Oleh: Andi Alan Nuari
Kader Partai Hijau Indonesia, Sulawesi Selatan
Tak ada kado yang lebih jujur untuk seorang kepala daerah selain kritik dari rakyat yang terluka. Maka pada ulang tahun Gubernur Sulawesi Barat, Suhardi Duka, yang ke-63, ribuan warga dari Kalukku, Karossa, dan Sarasa memberikan hadiah terbaik: tuntutan untuk menghentikan perampasan ruang hidup mereka oleh tambang.
Di antara kawat berduri, aparat bersenjata, dan janji yang dilontarkan setengah hati, rakyat Sulbar menyuarakan satu akronim yang menggetarkan yaitu SDK (Sudahi Derita Kami).
Saya menulis ini bukan semata sebagai pengamat, tapi sebagai kader Partai Hijau Indonesia. Kami, yang berpijak pada prinsip ekososialisme, percaya bahwa krisis ekologis tidak bisa dipisahkan dari ketimpangan sosial. Maka ketika tambang pasir mengancam pesisir Karossa dan Silaja, kami melihatnya bukan hanya sebagai bencana lingkungan, tapi sebagai bentuk penindasan terhadap kelas pekerja nelayan, petani, dan masyarakat adat yang sejak awal dikorbankan atas nama investasi.
Aliansi masyarakat telah turun ke jalan. Mereka menuntut pencabutan izin tambang PT. ASR yang sejak awal cacat legal-formal. Mereka menuntut moratorium izin baru hingga ada pertemuan tripartit. Tapi bagaimana respons negara? Represif, birokratis, dan sinis. Janji pertemuan yang ditawarkan hanya menghasilkan konferensi pers yang tak memadai dan itu pun dilakukan dengan tergesa, seolah suara rakyat tak penting dibandingkan jadwal perayaan ulang tahun gubernur.

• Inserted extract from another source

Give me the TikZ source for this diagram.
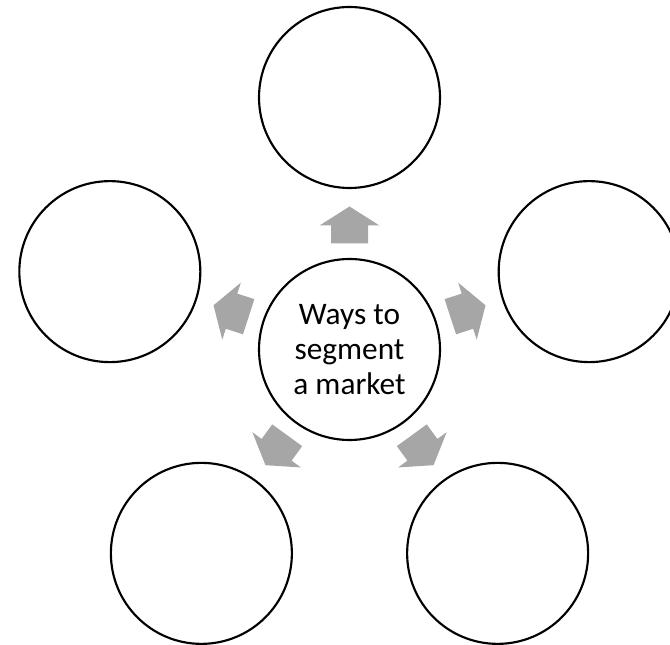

Ini bukan sekadar ironi, ini cermin nyata dari bagaimana kekuasaan politik kita berselingkuh dengan kekuasaan modal. Di dalam Deklarasi Ekososialis Belem (2009), kami telah menegaskan bahwa perjuangan ekososialis adalah perjuangan melawan kehancuran planet dan ketidakadilan sosial yang berjalan beriringan.
Kami menolak sistem ekonomi yang menjadikan alam sebagai komoditas dan manusia sebagai objek eksploitasi. Dalam kasus Sulbar, jelas terlihat bahwa pesisir bukan sekadar wilayah eksplorasi, melainkan ruang hidup yang diwariskan lintas generasi.
Kami percaya bahwa perubahan iklim, kerusakan ekologi, dan kemiskinan struktural tak bisa diselesaikan hanya dengan kebijakan teknokratik atau proyek ramah lingkungan yang dibungkus CSR. Perlu perubahan mendasar: demokratisasi ekonomi, kendali rakyat atas sumber daya alam, dan transformasi cara kita hidup, bekerja, dan memproduksi. Inilah makna dari ekososialisme jalan ketiga yang menolak kapitalisme perusak dan sosialisme otoriter yang membungkam.
Hari ini, rakyat Sulbar telah menyuarakan fiat justitia ruat caelum keadilan harus ditegakkan walau langit runtuh. Bila negara menutup telinga, jika lembaga hukum tunduk pada modal, maka biarlah rakyat yang menjadi hakim dan sejarah yang mencatat.
Bagi kami, perjuangan ini bukan hanya soal tambang di Karossa. Ini adalah bab dari narasi panjang, tentang pertarungan antara oligarki dan kehidupan, antara bumi yang sakit dan mereka yang masih berani menyembuhkannya. Kami berdiri bersama rakyat pesisir, karena kami tahu: ketika terakhir kali alam dibungkam, yang terdengar hanyalah gemuruh amarahnya.